Commentary: Hollywood has a long road to disability inclusion. My experience shows it’s possible

By Kayla Cromer for The LA Times

In “Everything’s Gonna Be Okay,” which premiered on Freeform in January 2020, I play a girl with autism, Matilda, coming of age in high school with some, shall we say, complicated family dynamics. The series creator and my fellow actor on the show, Josh Thomas, built a story that features a neurodiverse cast and explores themes of acceptance, kinship, adolescence, grief, romance and sexuality, and ultimately what it means to be a complicated human in an equally complicated world.

When I first sat down for a table read with the whole cast of “EGBO,” as the first person with autism spectrum disorder to play a lead character with autism on American television, I found support, love and inspiration, building real chemistry even before hitting the set. It helps that the atmosphere around the show encourages us to bring our whole selves to work: I am able to share my personal experiences and interests with my castmates. When I enter the studio, it’s like seeing family. It’s the best experience of my working life.

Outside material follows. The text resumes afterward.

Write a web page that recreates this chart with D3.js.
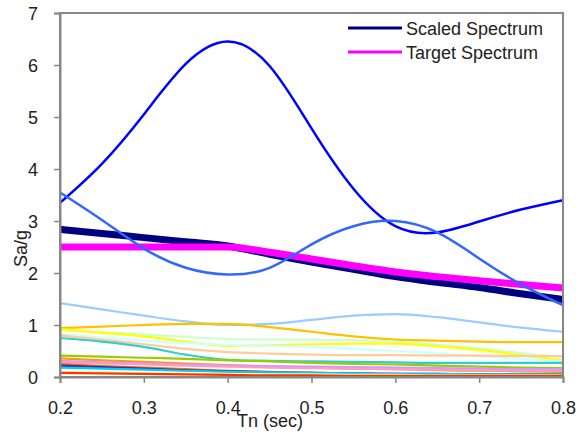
<!DOCTYPE html>
<html>
<head>
<meta charset="utf-8">
<script src="https://cdnjs.cloudflare.com/ajax/libs/d3/7.8.5/d3.min.js"></script>
<style>
    body { margin: 0; background: #fff; }
    svg { font-family: "Liberation Sans", Arial, sans-serif; }
    .tick text { font-size: 18px; fill: #222; }
</style>
</head>
<body>
<svg width="583" height="436"></svg>
<script>
var periods = [0.2, 0.25, 0.3, 0.35, 0.4, 0.45, 0.5, 0.55, 0.6, 0.65, 0.7, 0.75, 0.8];
var xTicks = [0.2, 0.3, 0.4, 0.5, 0.6, 0.7, 0.8];
var yTicks = [0, 1, 2, 3, 4, 5, 6, 7];

// individual records (thin lines)
var recordColors = ["#99CCFF", "#FFC000", "#CCFFCC", "#FFFF00", "#CCFFFF", "#FFCC99", "#33CCCC", "#99CC00",
    "#FF9900", "#CC99FF", "#FF99CC", "#FF6600", "#333399", "#00CCFF", "#FFFF99", "#FF3300"];
var recordValues = [
    [1.42, 1.30, 1.18, 1.07, 1.00, 1.02, 1.10, 1.18, 1.21, 1.15, 1.05, 0.95, 0.87],
    [0.94, 0.97, 1.00, 1.02, 1.02, 0.96, 0.87, 0.78, 0.72, 0.70, 0.68, 0.67, 0.67],
    [0.90, 0.86, 0.82, 0.77, 0.73, 0.72, 0.72, 0.71, 0.68, 0.62, 0.55, 0.46, 0.38],
    [0.92, 0.85, 0.78, 0.68, 0.60, 0.61, 0.63, 0.64, 0.64, 0.59, 0.52, 0.42, 0.32],
    [0.82, 0.76, 0.70, 0.65, 0.62, 0.60, 0.58, 0.54, 0.50, 0.45, 0.40, 0.35, 0.30],
    [0.80, 0.72, 0.63, 0.54, 0.48, 0.45, 0.43, 0.42, 0.42, 0.41, 0.41, 0.40, 0.40],
    [0.75, 0.68, 0.58, 0.43, 0.33, 0.31, 0.30, 0.29, 0.28, 0.27, 0.27, 0.27, 0.27],
    [0.41, 0.39, 0.37, 0.35, 0.32, 0.30, 0.27, 0.25, 0.24, 0.22, 0.20, 0.18, 0.17],
    [0.36, 0.32, 0.29, 0.26, 0.23, 0.20, 0.18, 0.16, 0.15, 0.13, 0.12, 0.11, 0.10],
    [0.31, 0.28, 0.26, 0.24, 0.22, 0.21, 0.20, 0.19, 0.18, 0.17, 0.16, 0.15, 0.15],
    [0.28, 0.26, 0.24, 0.22, 0.20, 0.18, 0.17, 0.16, 0.15, 0.14, 0.13, 0.12, 0.12],
    [0.25, 0.21, 0.18, 0.15, 0.12, 0.10, 0.08, 0.07, 0.06, 0.05, 0.05, 0.04, 0.04],
    [0.22, 0.19, 0.16, 0.13, 0.11, 0.09, 0.08, 0.07, 0.06, 0.06, 0.05, 0.05, 0.05],
    [0.18, 0.16, 0.14, 0.12, 0.10, 0.09, 0.08, 0.07, 0.06, 0.06, 0.05, 0.05, 0.05],
    [0.10, 0.09, 0.08, 0.07, 0.06, 0.05, 0.05, 0.04, 0.04, 0.03, 0.03, 0.03, 0.03],
    [0.08, 0.07, 0.06, 0.05, 0.04, 0.03, 0.03, 0.02, 0.02, 0.02, 0.02, 0.02, 0.02]
];

// the two strong records
var bigRecordColors = ["#0000FF", "#3366FF"];
var bigRecordValues = [
    [3.35, 4.10, 5.05, 6.02, 6.45, 5.98, 4.78, 3.62, 2.90, 2.78, 2.99, 3.22, 3.40],
    [3.55, 3.02, 2.47, 2.10, 1.97, 2.10, 2.55, 2.90, 3.00, 2.78, 2.28, 1.78, 1.38]
];

var scaledSpectrum = [2.84, 2.76, 2.68, 2.60, 2.52, 2.36, 2.21, 2.07, 1.93, 1.82, 1.72, 1.60, 1.49];
var targetSpectrum = [2.50, 2.50, 2.50, 2.50, 2.50, 2.40, 2.27, 2.14, 2.02, 1.93, 1.85, 1.78, 1.71];

var svg = d3.select("svg"),
    margin = {left: 60, top: 13, right: 20, bottom: 59},
    width = 583 - margin.left - margin.right,
    height = 436 - margin.top - margin.bottom,
    g = svg.append("g").attr("transform", "translate(" + margin.left + "," + margin.top + ")");

var x = d3.scaleLinear().domain([0.2, 0.8]).range([0, width]);
var y = d3.scaleLinear().domain([0, 7]).range([height, 0]);

function makeLine(curve) {
    return d3.line()
        .x(function(d, i) { return x(periods[i]); })
        .y(function(d) { return y(d); })
        .curve(curve);
}
var line = makeLine(d3.curveMonotoneX),
    smoothLine = makeLine(d3.curveNatural);

var plot = g.append("g");

recordValues.forEach(function(vals, i) {
    plot.append("path")
        .attr("d", line(vals))
        .attr("fill", "none")
        .attr("stroke", recordColors[i])
        .attr("stroke-width", 2.2);
});

plot.append("path")
    .attr("d", line(scaledSpectrum))
    .attr("fill", "none")
    .attr("stroke", "#000080")
    .attr("stroke-width", 7);

plot.append("path")
    .attr("d", line(targetSpectrum))
    .attr("fill", "none")
    .attr("stroke", "#FF00FF")
    .attr("stroke-width", 7);

bigRecordValues.forEach(function(vals, i) {
    plot.append("path")
        .attr("d", smoothLine(vals))
        .attr("fill", "none")
        .attr("stroke", bigRecordColors[i])
        .attr("stroke-width", 2.5);
});

// frame
g.append("rect")
    .attr("width", width)
    .attr("height", height)
    .attr("fill", "none")
    .attr("stroke", "#878787")
    .attr("stroke-width", 2);

var xAxis = g.append("g")
    .attr("transform", "translate(0," + height + ")")
    .call(d3.axisBottom(x).tickValues(xTicks).tickSize(6).tickPadding(18).tickFormat(d3.format(".1f")));

var yAxis = g.append("g")
    .call(d3.axisLeft(y).tickValues(yTicks).tickSize(6).tickPadding(16).tickFormat(d3.format("d")));

[xAxis, yAxis].forEach(function(ax) {
    ax.select(".domain").attr("stroke", "#878787").attr("stroke-width", 2);
    ax.selectAll(".tick line").attr("stroke", "#878787").attr("stroke-width", 1.5);
    ax.selectAll(".tick text").attr("fill", "#222");
});
yAxis.selectAll(".tick text").attr("dy", "0.36em");

svg.append("text")
    .attr("transform", "translate(27,267) rotate(-90)")
    .attr("font-size", 18)
    .attr("fill", "#222")
    .text("Sa/g");

svg.append("text")
    .attr("x", 237)
    .attr("y", 427)
    .attr("font-size", 18)
    .attr("fill", "#222")
    .text("Tn (sec)");

// legend
var legend = [
    {name: "Scaled Spectrum", color: "#000080", y: 28},
    {name: "Target Spectrum", color: "#FF00FF", y: 52}
];
var lg = svg.append("g");
legend.forEach(function(d) {
    lg.append("line")
        .attr("x1", 348).attr("x2", 402)
        .attr("y1", d.y).attr("y2", d.y)
        .attr("stroke", d.color)
        .attr("stroke-width", 3);
    lg.append("text")
        .attr("x", 406)
        .attr("y", d.y + 6.5)
        .attr("font-size", 18)
        .attr("fill", "#222")
        .text(d.name);
});
</script>
</body>
</html>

This is not to say the journey to inclusion is easy. Growing up with autism, dyslexia and dyscalculia, I’ve never known easy. When I tried to check a Harry Potter book out of the school library as a child, the librarian refused, saying I wouldn’t be able to read it anyway. When I started acting, I was an accomplished master of mimicking neurotypical people to fit in — masking myself to avoid the labels and stereotypes that are a constant for people with autism.

Even now, playing a groundbreaking character in a TV series that practices acceptance of differences, I must face the fact that women with disabilities, especially those with autism, are rarely represented in mainstream media. As Josh commented in a recent panel interview with the Autism Society of America, there are currently no other TV shows with autistic girls. None.